WRITTEN PROBLEM:
Every line of the material is to be quoted verbatim, minus the pictures.

--- Begin ---

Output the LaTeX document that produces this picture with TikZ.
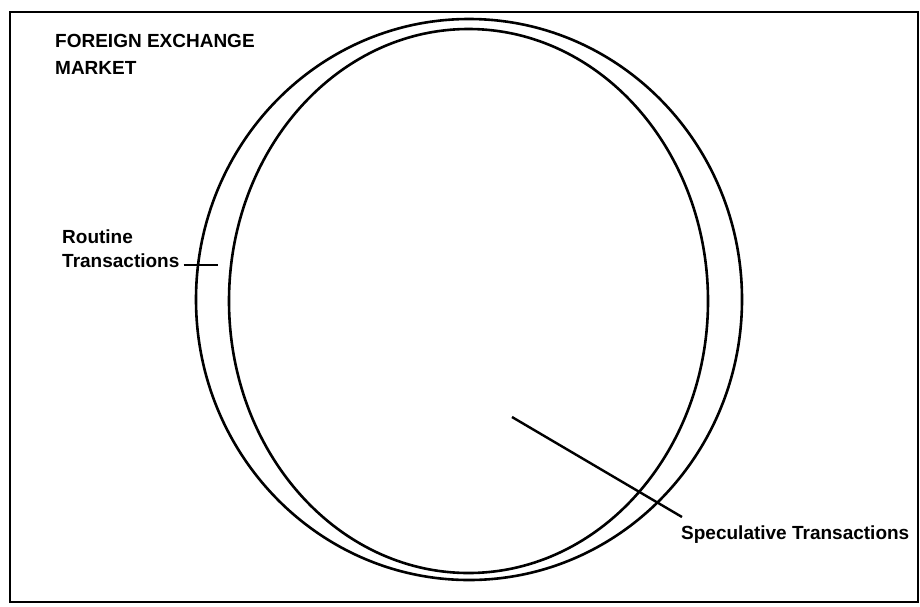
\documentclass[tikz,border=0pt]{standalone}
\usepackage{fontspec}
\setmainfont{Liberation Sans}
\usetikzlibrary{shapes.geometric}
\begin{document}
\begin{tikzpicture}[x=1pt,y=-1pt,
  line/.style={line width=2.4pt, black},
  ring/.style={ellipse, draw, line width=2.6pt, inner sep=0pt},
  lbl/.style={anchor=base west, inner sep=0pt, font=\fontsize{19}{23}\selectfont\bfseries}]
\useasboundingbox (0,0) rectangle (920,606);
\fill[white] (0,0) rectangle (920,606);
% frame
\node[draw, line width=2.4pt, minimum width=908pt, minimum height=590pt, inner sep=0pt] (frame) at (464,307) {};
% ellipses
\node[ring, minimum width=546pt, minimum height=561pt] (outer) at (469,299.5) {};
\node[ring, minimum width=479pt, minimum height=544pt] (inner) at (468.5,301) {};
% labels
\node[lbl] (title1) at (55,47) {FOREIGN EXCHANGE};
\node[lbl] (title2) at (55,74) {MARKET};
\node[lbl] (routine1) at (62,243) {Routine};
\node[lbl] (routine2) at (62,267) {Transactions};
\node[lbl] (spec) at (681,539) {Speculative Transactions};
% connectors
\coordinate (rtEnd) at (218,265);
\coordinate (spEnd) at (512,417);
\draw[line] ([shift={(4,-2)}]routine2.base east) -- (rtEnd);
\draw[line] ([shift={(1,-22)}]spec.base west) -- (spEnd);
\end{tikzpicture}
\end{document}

--- End ---

WRITTEN RESPONSE:
Output the LaTeX document that produces this picture with TikZ.
\documentclass[tikz,border=0pt]{standalone}
\usepackage{fontspec}
\setmainfont{Liberation Sans}
\usetikzlibrary{shapes.geometric}
\begin{document}
\begin{tikzpicture}[x=1pt,y=-1pt,
  line/.style={line width=2.4pt, black},
  ring/.style={ellipse, draw, line width=2.6pt, inner sep=0pt},
  lbl/.style={anchor=base west, inner sep=0pt, font=\fontsize{19}{23}\selectfont\bfseries}]
\useasboundingbox (0,0) rectangle (920,606);
\fill[white] (0,0) rectangle (920,606);
% frame
\node[draw, line width=2.4pt, minimum width=908pt, minimum height=590pt, inner sep=0pt] (frame) at (464,307) {};
% ellipses
\node[ring, minimum width=546pt, minimum height=561pt] (outer) at (469,299.5) {};
\node[ring, minimum width=479pt, minimum height=544pt] (inner) at (468.5,301) {};
% labels
\node[lbl] (title1) at (55,47) {FOREIGN EXCHANGE};
\node[lbl] (title2) at (55,74) {MARKET};
\node[lbl] (routine1) at (62,243) {Routine};
\node[lbl] (routine2) at (62,267) {Transactions};
\node[lbl] (spec) at (681,539) {Speculative Transactions};
% connectors
\coordinate (rtEnd) at (218,265);
\coordinate (spEnd) at (512,417);
\draw[line] ([shift={(4,-2)}]routine2.base east) -- (rtEnd);
\draw[line] ([shift={(1,-22)}]spec.base west) -- (spEnd);
\end{tikzpicture}
\end{document}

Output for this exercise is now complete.